How to Draw Using Deterministic Algorithm

  1. Enter the IFS code manually or open an ifs file from disk.
  2. Select Draw/Deterministic (or press F8).
  3. From the Draw menu, add a picture to represent the initial set. This can be the same as the polygon in the design window (either outlined or filled), a line, a rectangle (which includes a square), a triangle (either equilateral, right triangle, or arbitrary where you give the coordinates of the vertices), a regular polygon of up to nine sides, or a circle. When using the design polygon, a dialog box will allow you to set the line thickness and color of the lines in the polygon. Choosing the filled design polygon brings up a dialog box in which you can also choose the fill color. The boundary can be either visible or invisible. Choosing a line will bring up a dialog box in which you can choose the endpoints, color, and thickness. Choosing a rectangle, triangle, regular polygon, or circle will bring up a dialog box in which you can choose the size, line thickness, the style (outline or filled), and the line and fill colors. In all cases you can also toggle a check box to draw the iterations using the colors of the initial image or the IFS coloring scheme. If you right click on the fill color command button, the selected color will also be used for the line color. Alternatively, you can use an image loaded from disk or pasted from the clipboard as the initial set. In this case the default coloring scheme will be to use the image colors. You can use a "point" by making a square of very small height and width, or a circle of small radius. The program will attempt to scale the fractal window so that the initial set and all iterates will appear inside the window, but it may still be necessary to zoom out a bit (press Page Down) or shift the window if an appropriate choice is not made so that all the iterations will appear in the window.
  4. When you select an initial set from a disk image or pasted from the clipboard, the image will appear with dashed lines around the edges. While the dashed lines are present, you can move the image around the fractal window to a desired location. You can display the axes or the grid to help guide your placement by pressing ctrl-A or ctrl-G, respectively. If you right click on the image while the dashed lines are present, a popup menu will appear that allows you to bring up a dialog box to set the precise location of the image (based on one of the four corners) as well as change the width and height. Or you can choose to resize the image manually. In this case, grab handles will appear in the corners and along each edge which you can use to resize the image. Once the image is where you want it, press the escape key or click anywhere outside the image to set its location and erase the dashed lines around the edges.
  5. You can reselect an initial set image by pressing the escape key before any iterations are done (iteration count equals 0). This allows you to move or resize the image. Press the escape key again or click outside the image to deselect the image.
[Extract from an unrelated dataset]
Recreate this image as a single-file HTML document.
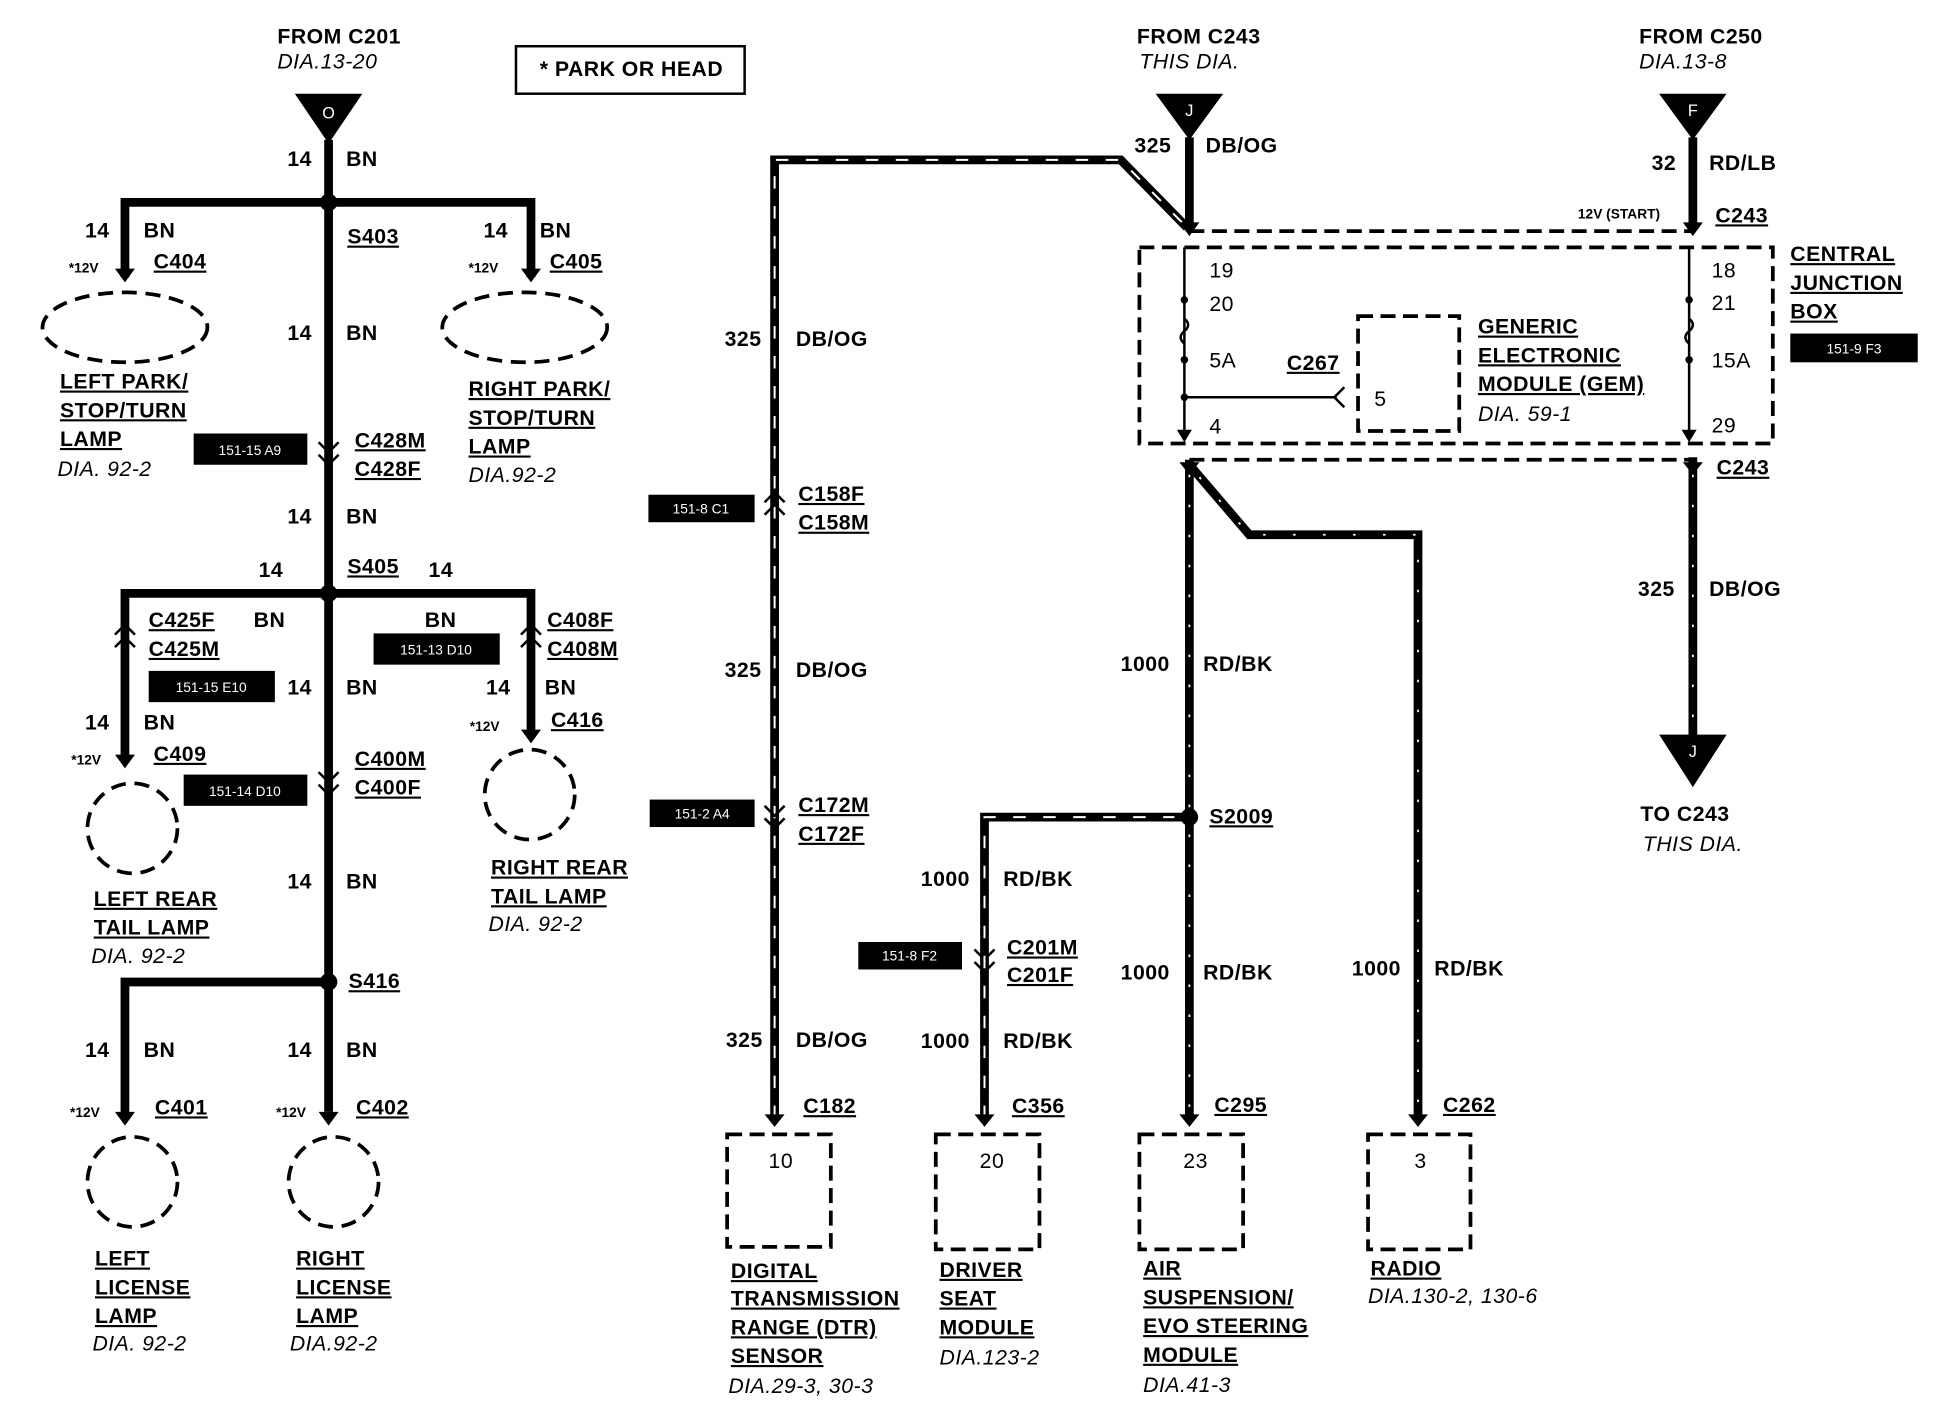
<!DOCTYPE html>
<html><head><meta charset="utf-8"><style>
html,body{margin:0;padding:0;background:#fff;}
svg{display:block}
text{font-family:"Liberation Sans",sans-serif;font-weight:bold;font-size:17px;letter-spacing:0.4px;fill:#000}
.i{font-style:italic;font-weight:normal}
.u{text-decoration:underline}
.s{font-size:11px;letter-spacing:0}
.w{fill:#fff;font-size:11px;font-weight:normal;letter-spacing:0}
.wire{stroke:#000;stroke-width:7;fill:none}
.dash{stroke:#fff;stroke-width:1.6;fill:none;stroke-dasharray:10 14}
.sl{stroke:#fff;stroke-width:1.4;fill:none;stroke-dasharray:2 22}
.db{stroke:#000;stroke-width:3;fill:none;stroke-dasharray:12 6}
.thin{stroke:#000;stroke-width:2;fill:none}
</style></head><body>
<svg width="1934" height="1408" viewBox="0 0 1548 1127" xmlns="http://www.w3.org/2000/svg">
<!-- LEFT SECTION -->
<text x="222" y="35">FROM C201</text>
<text x="222" y="55" class="i">DIA.13-20</text>
<polygon points="236,75 290,75 263,115" fill="#000"/>
<text x="263" y="95" class="w" text-anchor="middle" style="font-size:13px">O</text>
<rect x="413" y="37" width="183" height="38" fill="none" stroke="#000" stroke-width="2"/>
<text x="432" y="61">* PARK OR HEAD</text>

<path class="wire" d="M263 112 V890"/>
<path class="wire" d="M100 222 V162 H425 V222"/>
<circle cx="263" cy="162" r="7" fill="#000"/>
<path class="wire" d="M100 610 V475 H425 V590"/>
<circle cx="263" cy="475" r="7" fill="#000"/>
<path class="wire" d="M100 895 V786 H263"/>
<circle cx="263" cy="786" r="7" fill="#000"/>
<g fill="#000">
<polygon points="92,215 108,215 100,226"/><polygon points="417,215 433,215 425,226"/>
<polygon points="92,604 108,604 100,615"/><polygon points="417,584 433,584 425,595"/>
<polygon points="92,890 108,890 100,901"/><polygon points="255,890 271,890 263,901"/>
</g>
<g class="thin" stroke-width="2.5">
<path d="M255 354 L263 362 L271 354"/><path d="M255 364 L263 372 L271 364"/>
<path d="M255 618 L263 626 L271 618"/><path d="M255 628 L263 636 L271 628"/>
<path d="M92 508 L100 500 L108 508"/><path d="M92 518 L100 510 L108 518"/>
<path d="M417 508 L425 500 L433 508"/><path d="M417 518 L425 510 L433 518"/>
</g>

<text x="230" y="133">14</text><text x="277" y="133">BN</text>
<text x="68" y="190">14</text><text x="115" y="190">BN</text>
<text x="55" y="218" class="s">*12V</text><text x="123" y="215" class="u">C404</text>
<ellipse cx="100" cy="262" rx="66" ry="28" fill="none" stroke="#000" stroke-width="3" stroke-dasharray="12 7"/>
<text x="48" y="311" class="u">LEFT PARK/</text><text x="48" y="334" class="u">STOP/TURN</text><text x="48" y="357" class="u">LAMP</text>
<text x="46" y="381" class="i">DIA. 92-2</text>
<text x="278" y="195" class="u">S403</text>
<text x="387" y="190">14</text><text x="432" y="190">BN</text>
<text x="375" y="218" class="s">*12V</text><text x="440" y="215" class="u">C405</text>
<ellipse cx="420" cy="262" rx="66" ry="28" fill="none" stroke="#000" stroke-width="3" stroke-dasharray="12 7"/>
<text x="375" y="317" class="u">RIGHT PARK/</text><text x="375" y="340" class="u">STOP/TURN</text><text x="375" y="363" class="u">LAMP</text>
<text x="375" y="386" class="i">DIA.92-2</text>
<text x="230" y="272">14</text><text x="277" y="272">BN</text>
<rect x="155" y="347" width="91" height="25" fill="#000"/><text x="200" y="364" class="w" text-anchor="middle">151-15 A9</text>
<text x="284" y="358" class="u">C428M</text><text x="284" y="381" class="u">C428F</text>
<text x="230" y="419">14</text><text x="277" y="419">BN</text>
<text x="278" y="459" class="u">S405</text>
<text x="207" y="462">14</text><text x="343" y="462">14</text>
<text x="119" y="502" class="u">C425F</text><text x="119" y="525" class="u">C425M</text><text x="203" y="502">BN</text>
<rect x="119" y="537" width="101" height="25" fill="#000"/><text x="169" y="554" class="w" text-anchor="middle">151-15 E10</text>
<text x="230" y="556">14</text><text x="277" y="556">BN</text>
<text x="340" y="502">BN</text>
<rect x="299" y="507" width="101" height="25" fill="#000"/><text x="349" y="524" class="w" text-anchor="middle">151-13 D10</text>
<text x="438" y="502" class="u">C408F</text><text x="438" y="525" class="u">C408M</text>
<text x="389" y="556">14</text><text x="436" y="556">BN</text>
<text x="376" y="585" class="s">*12V</text><text x="441" y="582" class="u">C416</text>
<circle cx="424" cy="636" r="36" fill="none" stroke="#000" stroke-width="3" stroke-dasharray="12 7"/>
<text x="393" y="700" class="u">RIGHT REAR</text><text x="393" y="723" class="u">TAIL LAMP</text><text x="391" y="745" class="i">DIA. 92-2</text>
<text x="68" y="584">14</text><text x="115" y="584">BN</text>
<text x="57" y="612" class="s">*12V</text><text x="123" y="609" class="u">C409</text>
<circle cx="106" cy="663" r="36" fill="none" stroke="#000" stroke-width="3" stroke-dasharray="12 7"/>
<rect x="147" y="620" width="99" height="25" fill="#000"/><text x="196" y="637" class="w" text-anchor="middle">151-14 D10</text>
<text x="284" y="613" class="u">C400M</text><text x="284" y="636" class="u">C400F</text>
<text x="75" y="725" class="u">LEFT REAR</text><text x="75" y="748" class="u">TAIL LAMP</text><text x="73" y="771" class="i">DIA. 92-2</text>
<text x="230" y="711">14</text><text x="277" y="711">BN</text>
<text x="279" y="791" class="u">S416</text>
<text x="68" y="846">14</text><text x="115" y="846">BN</text><text x="230" y="846">14</text><text x="277" y="846">BN</text>
<text x="56" y="894" class="s">*12V</text><text x="124" y="892" class="u">C401</text>
<text x="221" y="894" class="s">*12V</text><text x="285" y="892" class="u">C402</text>
<circle cx="106" cy="946" r="36" fill="none" stroke="#000" stroke-width="3" stroke-dasharray="12 7"/>
<circle cx="267" cy="946" r="36" fill="none" stroke="#000" stroke-width="3" stroke-dasharray="12 7"/>
<text x="76" y="1013" class="u">LEFT</text><text x="76" y="1036" class="u">LICENSE</text><text x="76" y="1059" class="u">LAMP</text><text x="74" y="1081" class="i">DIA. 92-2</text>
<text x="237" y="1013" class="u">RIGHT</text><text x="237" y="1036" class="u">LICENSE</text><text x="237" y="1059" class="u">LAMP</text><text x="232" y="1081" class="i">DIA.92-2</text>

<!-- MIDDLE / RIGHT -->
<text x="910" y="35">FROM C243</text><text x="912" y="55" class="i">THIS DIA.</text>
<polygon points="925,75 979,75 952,112" fill="#000"/><text x="952" y="93" class="w" text-anchor="middle" style="font-size:13px">J</text>
<text x="1312" y="35">FROM C250</text><text x="1312" y="55" class="i">DIA.13-8</text>
<polygon points="1328,75 1382,75 1355,112" fill="#000"/><text x="1355" y="93" class="w" text-anchor="middle" style="font-size:13px">F</text>

<path class="wire" d="M620 895 V128 H897 L950 182"/><path class="dash" d="M620 895 V128 H897 L950 182"/>
<path class="wire" d="M952 110 V183"/>
<path class="wire" d="M1355 110 V183"/>
<polygon points="944,178 960,178 952,189" fill="#000"/><polygon points="1347,178 1363,178 1355,189" fill="#000"/>
<polygon points="612,892 628,892 620,902" fill="#000"/>
<g class="thin" stroke-width="2.5">
<path d="M612 402 L620 394 L628 402"/><path d="M612 412 L620 404 L628 412"/>
<path d="M612 645 L620 653 L628 645"/><path d="M612 655 L620 663 L628 655"/>
<path d="M780 760 L788 768 L796 760"/><path d="M780 770 L788 778 L796 770"/>
</g>
<text x="908" y="122">325</text><text x="965" y="122">DB/OG</text>
<text x="1322" y="136">32</text><text x="1368" y="136">RD/LB</text>
<text x="580" y="277">325</text><text x="637" y="277">DB/OG</text>
<text x="639" y="401" class="u">C158F</text><text x="639" y="424" class="u">C158M</text>
<rect x="519" y="396" width="85" height="22" fill="#000"/><text x="561" y="411" class="w" text-anchor="middle">151-8 C1</text>
<text x="580" y="542">325</text><text x="637" y="542">DB/OG</text>
<text x="639" y="650" class="u">C172M</text><text x="639" y="673" class="u">C172F</text>
<rect x="520" y="640" width="84" height="22" fill="#000"/><text x="562" y="655" class="w" text-anchor="middle">151-2 A4</text>
<text x="581" y="838">325</text><text x="637" y="838">DB/OG</text>
<text x="643" y="891" class="u">C182</text>
<rect x="582" y="908" width="83" height="90" class="db"/><text x="625" y="935" text-anchor="middle" style="font-weight:normal">10</text>
<text x="585" y="1023" class="u">DIGITAL</text><text x="585" y="1045" class="u">TRANSMISSION</text><text x="585" y="1068" class="u">RANGE (DTR)</text><text x="585" y="1091" class="u">SENSOR</text><text x="583" y="1115" class="i">DIA.29-3, 30-3</text>

<!-- Junction box -->
<path class="db" d="M952 185 H1355"/><path class="db" d="M952 368 H1355"/>
<rect x="912" y="198" width="507" height="157" class="db"/>
<path class="thin" d="M948 198 V350"/><polygon points="942,344 954,344 948,354" fill="#000"/>
<path class="thin" d="M1352 198 V350"/><polygon points="1346,344 1358,344 1352,354" fill="#000"/>
<circle cx="948" cy="240" r="3" fill="#000"/><circle cx="948" cy="288" r="3" fill="#000"/><circle cx="948" cy="318" r="3" fill="#000"/>
<circle cx="1352" cy="240" r="3" fill="#000"/><circle cx="1352" cy="288" r="3" fill="#000"/>
<path d="M948 255 q6 5 0 10 q-6 5 0 10" class="thin" fill="#fff"/>
<path d="M1352 255 q6 5 0 10 q-6 5 0 10" class="thin" fill="#fff"/>
<path class="thin" d="M948 318 H1070 M1076 310 L1068 318 L1076 326"/>
<text x="968" y="222" style="font-weight:normal">19</text><text x="968" y="249" style="font-weight:normal">20</text>
<text x="968" y="294" style="font-weight:normal">5A</text><text x="968" y="347" style="font-weight:normal">4</text>
<text x="1030" y="296" class="u">C267</text>
<rect x="1087" y="253" width="81" height="92" class="db"/><text x="1100" y="325" style="font-weight:normal">5</text>
<text x="1183" y="267" class="u">GENERIC</text><text x="1183" y="290" class="u">ELECTRONIC</text><text x="1183" y="313" class="u">MODULE (GEM)</text><text x="1183" y="337" class="i">DIA. 59-1</text>
<text x="1370" y="222" style="font-weight:normal">18</text><text x="1370" y="248" style="font-weight:normal">21</text>
<text x="1370" y="294" style="font-weight:normal">15A</text><text x="1370" y="346" style="font-weight:normal">29</text>
<text x="1263" y="175" class="s">12V (START)</text><text x="1373" y="178" class="u">C243</text>
<text x="1433" y="209" class="u">CENTRAL</text><text x="1433" y="232" class="u">JUNCTION</text><text x="1433" y="255" class="u">BOX</text>
<rect x="1433" y="267" width="102" height="23" fill="#000"/><text x="1484" y="283" class="w" text-anchor="middle">151-9 F3</text>

<path class="wire" d="M1355 366 V592"/><path class="sl" d="M1355 380 V592"/>
<polygon points="1347,370 1363,370 1355,380" fill="#000"/>
<polygon points="1328,588 1382,588 1355,630" fill="#000"/><text x="1355" y="606" class="w" text-anchor="middle" style="font-size:13px">J</text>
<text x="1374" y="380" class="u">C243</text>
<text x="1311" y="477">325</text><text x="1368" y="477">DB/OG</text>
<text x="1313" y="657">TO C243</text><text x="1315" y="681" class="i">THIS DIA.</text>

<path class="wire" d="M952 368 V895"/><path class="sl" d="M952 380 V895"/>
<path class="wire" d="M952 372 L1000 428 H1135 V895"/><path class="sl" d="M960 382 L1000 428 H1135 V895"/>
<path class="wire" d="M788 895 V654 H952"/><path class="dash" d="M788 895 V654 H940"/>
<circle cx="952" cy="654" r="7" fill="#000"/>
<polygon points="944,370 960,370 952,380" fill="#000"/>
<polygon points="780,892 796,892 788,902" fill="#000"/><polygon points="944,892 960,892 952,902" fill="#000"/><polygon points="1127,892 1143,892 1135,902" fill="#000"/>
<text x="897" y="537">1000</text><text x="963" y="537">RD/BK</text>
<text x="968" y="659" class="u">S2009</text>
<text x="737" y="709">1000</text><text x="803" y="709">RD/BK</text>
<text x="806" y="764" class="u">C201M</text><text x="806" y="786" class="u">C201F</text>
<rect x="687" y="754" width="83" height="22" fill="#000"/><text x="728" y="769" class="w" text-anchor="middle">151-8 F2</text>
<text x="737" y="839">1000</text><text x="803" y="839">RD/BK</text><text x="810" y="891" class="u">C356</text>
<text x="897" y="784">1000</text><text x="963" y="784">RD/BK</text><text x="972" y="890" class="u">C295</text>
<text x="1082" y="781">1000</text><text x="1148" y="781">RD/BK</text><text x="1155" y="890" class="u">C262</text>
<rect x="749" y="908" width="83" height="92" class="db"/><text x="794" y="935" text-anchor="middle" style="font-weight:normal">20</text>
<text x="752" y="1022" class="u">DRIVER</text><text x="752" y="1045" class="u">SEAT</text><text x="752" y="1068" class="u">MODULE</text><text x="752" y="1092" class="i">DIA.123-2</text>
<rect x="912" y="908" width="83" height="92" class="db"/><text x="957" y="935" text-anchor="middle" style="font-weight:normal">23</text>
<text x="915" y="1021" class="u">AIR</text><text x="915" y="1044" class="u">SUSPENSION/</text><text x="915" y="1067" class="u">EVO STEERING</text><text x="915" y="1090" class="u">MODULE</text><text x="915" y="1114" class="i">DIA.41-3</text>
<rect x="1095" y="908" width="82" height="92" class="db"/><text x="1137" y="935" text-anchor="middle" style="font-weight:normal">3</text>
<text x="1097" y="1021" class="u">RADIO</text><text x="1095" y="1043" class="i">DIA.130-2, 130-6</text>
</svg>
</body></html>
  6. From the Draw\Deterministic Colors submenu, choose the coloring scheme. Choose "Use IFS Colors" to draw using the colors associated with each function. Choose "Use Image Colors" to preserve the colors of the image. This is particularly useful if you load an image from a file to use as the initial set, and therefore this color scheme will be the default choice for that case.
  7. Ordinarily the previous image will be erased before the next iterate is drawn. Choose Draw\Overlay Images to prevent this. This can produce some interesting results (see below). The color used for each iteration is determined by the current IFS color palette. You can edit the palette and save it, then load that palette at a later time.
  8. Select Draw/Draw (ctrl-D) or click the Draw button on the main toolbar [] or the Draw button on the fractal window toolbar () to do one iteration.
  9. You can press Q to quit the computation of an iteration before the image is drawn (while the progress bar is not complete), as long as recursion is not being used.